Furthermore, various embodiments of the present disclosure may also
be applied in logging-while-drilling (LWD) operations,
sampling-while-drilling operations, measuring-while-drilling
operations or any other operation where sampling of the formation
is performed.
[0058] Some of the processes described herein, such as (1)
determining a property of the formation fluid sample, (2)
determining a property of a formation, (3) excluding chemical
components that constitute oil-based mud filtrate, (4) using a set
of remaining chemical components to determine a property of a
formation fluid sample, (5) determining whether to perform an
analysis of an uncontaminated formation fluid using a property of a
formation fluid sample, and (6) comparing a property of a formation
fluid sample at a first location to a property of a second
formation fluid sample at a second location, can be performed by a
processing system.
[0059] In one specific embodiment, the processing system is located
at the well site as part of the surface equipment (e.g., the truck
112 in FIG. 1).

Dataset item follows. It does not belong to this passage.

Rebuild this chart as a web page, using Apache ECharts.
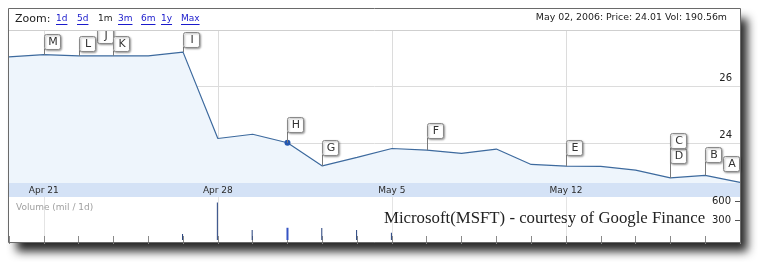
<!DOCTYPE html>
<html><head><meta charset="utf-8">
<script src="https://cdn.jsdelivr.net/npm/echarts@6/dist/echarts.min.js"></script>
<style>html,body{margin:0;padding:0;background:#fff;}#c{width:766px;height:268px;}</style>
</head><body><div id="c"></div>
<script>
// ---- data ----
const dates = ['2006-04-20','2006-04-21','2006-04-24','2006-04-25','2006-04-26','2006-04-27','2006-04-28',
  '2006-05-01','2006-05-02','2006-05-03','2006-05-04','2006-05-05','2006-05-08','2006-05-09','2006-05-10',
  '2006-05-11','2006-05-12','2006-05-15','2006-05-16','2006-05-17','2006-05-18','2006-05-19'];
const prices = [27.02,27.10,27.06,27.06,27.06,27.19,24.16,24.31,24.01,23.20,23.50,23.81,23.75,23.64,23.79,
  23.25,23.19,23.18,23.05,22.78,22.87,22.62];
const volumes = [null,null,null,null,null,94,583,156,190.56,187,156,114,null,null,null,null,null,null,null,null,null,null];
const priceTicks = [24, 26];
const volumeTicks = [300, 600];
const xLabelDays = ['Apr 21','Apr 28','May 5','May 12'];
const flagLetters = ['M','J','L','K','I','H','G','F','E','D','C','B','A'];
const flagDays    = [1,  2,  2,  3,  5,  8,  9,  12, 16, 19, 19, 20, 21];
const selectedDay = 8;
const zoomOptions = ['1d','5d','1m','3m','6m','1y','Max'];
const activeZoom = '1m';
const monthNames = ['Jan','Feb','Mar','Apr','May','Jun','Jul','Aug','Sep','Oct','Nov','Dec'];

// ---- layout / style (not data) ----
const flagLayout = {M:{stem:6},J:{stem:13,dx:18},L:{stem:5},K:{stem:5},I:{stem:5},H:{stem:11},G:{stem:11},
  F:{stem:12},E:{stem:11},D:{stem:15},C:{stem:30},B:{stem:13},A:{stem:11,dx:-17}};
const zoomX = [56,77,98,118,141,161,181];

const cats = dates.map(d => { const p = d.split('-'); return monthNames[+p[1]-1] + ' ' + (+p[2]); });
const sel = dates[selectedDay].split('-');
const headerText = monthNames[+sel[1]-1] + ' ' + sel[2] + ', ' + sel[0] + ': Price: ' + prices[selectedDay].toFixed(2) +
  ' Vol: ' + volumes[selectedDay].toFixed(2) + 'm';

const LEFT = 9, RIGHT = 26;
const weekly = (i) => xLabelDays.indexOf(cats[i]) >= 0;

const ctx = document.createElement('canvas').getContext('2d');
ctx.font = '9px "DejaVu Sans"';

const graphics = [
  {type:'rect', z:-5, shape:{x:8.5,y:8.5,width:732,height:234}, style:{fill:'#fff',shadowBlur:9,shadowOffsetX:7,shadowOffsetY:9,shadowColor:'rgba(0,0,0,0.85)'}},
  {type:'rect', z:100, shape:{x:9,y:9,width:731,height:21}, style:{fill:'#fff'}},
  {type:'line', z:100, shape:{x1:9,y1:30.5,x2:740,y2:30.5}, style:{stroke:'#cfcfcf',lineWidth:1}},
  {type:'text', z:101, style:{text:'Zoom:', x:15, y:19, font:'11px "DejaVu Sans"', fill:'#222', textVerticalAlign:'middle'}},
  {type:'text', z:101, style:{text:headerText, x:727, y:18, font:'9.4px "DejaVu Sans"', fill:'#222', textAlign:'right', textVerticalAlign:'middle'}},
  {type:'text', z:101, style:{text:'Volume (mil / 1d)', x:16, y:208, font:'9px "DejaVu Sans"', fill:'#a0a0a0', textVerticalAlign:'middle'}},
  {type:'text', z:101, style:{text:'Microsoft(MSFT) - courtesy of Google Finance', x:384, y:219, font:'16.8px "Liberation Serif"', fill:'#222', textVerticalAlign:'middle'}},
  {type:'rect', z:102, shape:{x:8.5,y:8.5,width:732,height:234}, style:{fill:'none',stroke:'#6a6a6a',lineWidth:1}}
];
zoomOptions.forEach((z, i) => {
  const active = z === activeZoom;
  graphics.push({type:'text', z:101, style:{text:z, x:zoomX[i], y:19, font:'9px "DejaVu Sans"', fill: active ? '#222' : '#1a1acc', textVerticalAlign:'middle'}});
  if (!active) {
    const w = ctx.measureText(z).width;
    graphics.push({type:'line', z:101, shape:{x1:zoomX[i], y1:24.5, x2:zoomX[i]+w, y2:24.5}, style:{stroke:'#1a1acc', lineWidth:1}});
  }
});

const chart = echarts.init(document.getElementById('c'), null, {renderer:'canvas'});
chart.setOption({
  animation:false,
  backgroundColor:'#fff',
  grid:[
    {left:LEFT, right:RIGHT, top:30, height:153},
    {left:LEFT, right:RIGHT, top:183, height:14, show:true, backgroundColor:'#d4e2f6', borderWidth:0},
    {left:LEFT, right:RIGHT, top:197, height:43}
  ],
  xAxis:[
    {gridIndex:0, type:'category', data:cats, boundaryGap:false,
      axisLine:{show:false},
      axisTick:{show:true, inside:true, length:3, interval:0, lineStyle:{color:'#8a8a8a'}},
      axisLabel:{show:true, interval:(i)=>weekly(i), margin:3, fontSize:9, fontFamily:'DejaVu Sans', color:'#2a2a2a'},
      splitLine:{show:true, interval:(i)=>weekly(i), lineStyle:{color:'#dcdcdc'}}},
    {gridIndex:1, type:'category', data:cats, boundaryGap:false, show:false},
    {gridIndex:2, type:'category', data:cats, boundaryGap:false, position:'top',
      axisLine:{show:false}, axisLabel:{show:false},
      axisTick:{show:true, inside:true, length:4, interval:0, lineStyle:{color:'#8a8a8a'}},
      splitLine:{show:true, interval:(i)=>weekly(i), lineStyle:{color:'#e4e4e4'}}},
    {gridIndex:2, type:'category', data:cats, boundaryGap:false, position:'bottom',
      axisLine:{show:false}, axisLabel:{show:false},
      axisTick:{show:true, inside:true, length:4, interval:0, lineStyle:{color:'#8a8a8a'}},
      splitLine:{show:false}}
  ],
  yAxis:[
    {gridIndex:0, type:'value', position:'right', min:22.6, max:27.965, scale:true,
      axisLine:{show:false},
      axisTick:{show:false, customValues:priceTicks},
      axisLabel:{show:true, customValues:priceTicks, inside:true, margin:8, verticalAlign:'bottom', padding:[0,0,3,0],
        fontSize:10, fontFamily:'DejaVu Sans', color:'#222'},
      splitLine:{show:true, lineStyle:{color:'#dcdcdc'}}},
    {gridIndex:1, type:'value', show:false},
    {gridIndex:2, type:'value', position:'right', min:0, max:670,
      axisLine:{show:false},
      axisTick:{show:true, inside:true, length:5, customValues:volumeTicks, lineStyle:{color:'#555'}},
      axisLabel:{show:true, customValues:volumeTicks, inside:true, margin:9, fontSize:10, fontFamily:'DejaVu Sans', color:'#222'},
      splitLine:{show:false}}
  ],
  series:[
    {type:'line', xAxisIndex:0, yAxisIndex:0, z:2,
      data: prices.map((v,i)=> i===selectedDay ? {value:v, symbol:'circle', symbolSize:6, itemStyle:{color:'#2457b0'}} : {value:v, symbol:'none'}),
      showSymbol:true, showAllSymbol:true, symbol:'none',
      lineStyle:{color:'#3d6a9e', width:1.2},
      areaStyle:{color:'#eef5fc', origin:'start', opacity:1}},
    {type:'custom', xAxisIndex:0, yAxisIndex:0, z:5, clip:false,
      data: flagDays.map(d => [d, prices[d]]),
      renderItem:(params, api) => {
        const letter = flagLetters[params.dataIndex];
        const p = api.coord([api.value(0), api.value(1)]);
        const L = flagLayout[letter];
        const bw = 16, bh = 15;
        const bottom = Math.round(p[1] - L.stem);
        const x = Math.round(p[0]);
        const bx = x + (L.dx || 0);
        return {type:'group', children:[
          {type:'line', shape:{x1:x+0.5, y1:p[1], x2:x+0.5, y2:bottom}, style:{stroke:'#7a7a7a', lineWidth:1}},
          {type:'rect', shape:{x:bx+0.5, y:bottom-bh+0.5, width:bw, height:bh, r:2},
            style:{fill:'#fff', stroke:'#8a8a8a', lineWidth:1, shadowBlur:2, shadowOffsetX:1, shadowOffsetY:1, shadowColor:'rgba(0,0,0,0.35)'}},
          {type:'text', style:{text:letter, x:bx+bw/2+1, y:bottom-bh/2+1, textAlign:'center', textVerticalAlign:'middle',
            font:'11px "DejaVu Sans"', fill:'#333'}}
        ]};
      }},
    {type:'bar', xAxisIndex:3, yAxisIndex:2, barWidth:1, itemStyle:{color:'#23407c'},
      data: volumes.map((v,i)=> i===selectedDay ? null : v)},
    {type:'bar', xAxisIndex:3, yAxisIndex:2, barWidth:2, barGap:'-100%', itemStyle:{color:'#3553c4'},
      data: volumes.map((v,i)=> i===selectedDay ? v : null)}
  ],
  graphic: graphics
});
</script></body></html>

The processes are performed at the well site using
the processing system within the truck. In other embodiments,
however, the processes may be performed at a location that is
remote from the well site, such as an office building or a
laboratory.
[0060] The term "processing system" should not be construed to
limit the embodiments disclosed herein to any particular device
type or system. In one embodiment, the processing system includes a
computer system. The computer system may be a laptop computer, a
desktop computer, or a mainframe computer. The computer system may
include a graphical user interface (GUI) so that a user can
interact with the computer system. The computer system may also
include a computer processor (e.g., a microprocessor,
microcontroller, digital signal processor, or general purpose
computer) for executing any of the methods and processes described
above (e.g. processes (1)-(6)).
[0061] The computer system may further include a memory such as a
semiconductor memory device (e.g., a RAM, ROM, PROM, EEPROM, or
Flash-Programmable RAM), a magnetic memory device (e.g., a diskette
or fixed disk), an optical memory device (e.g., a CD-ROM), a PC
card (e.g., PCMCIA card), or other memory device. This memory may
be used to store, for example, data from the wellbore tool.
[0062] Some of the methods and processes described above, including
processes (1)-(6), as listed above, can be implemented as computer
program logic for use with the computer processor. The computer
program logic may be embodied in various forms, including a source
code form or a computer executable form. Source code may include a
series of computer program instructions in a variety of programming
languages (e.g., an object code, an assembly language or a
high-level language such as C, C++ or JAVA). Such computer
instructions can be stored in a non-transitory computer readable
medium (e.g., memory) and executed by the computer processor. The
computer instructions may be distributed in any form as a removable
storage medium with accompanying printed or electronic
documentation (e.g., shrink wrapped software), preloaded with a
computer system (e.g., on system ROM or fixed disk), or distributed
from a server or electronic bulletin board over a communication
system (e.g., the Internet or World Wide Web).
[0063] Additionally, the processing system may include discrete
electronic components coupled to a printed circuit board,
integrated circuitry (e.g., Application Specific Integrated
Circuits (ASIC)), and/or programmable logic devices (e.g., a Field
Programmable Gate Arrays (FPGA)). Any of the methods and processes
described above can be implemented using such logic devices.
[0064] Although several example embodiments have been described in
detail above, those skilled in the art will readily appreciate that
many modifications are possible in the example embodiments without
materially departing from the scope of this disclosure.
Accordingly, all such modifications are intended to be included
within the scope of this disclosure.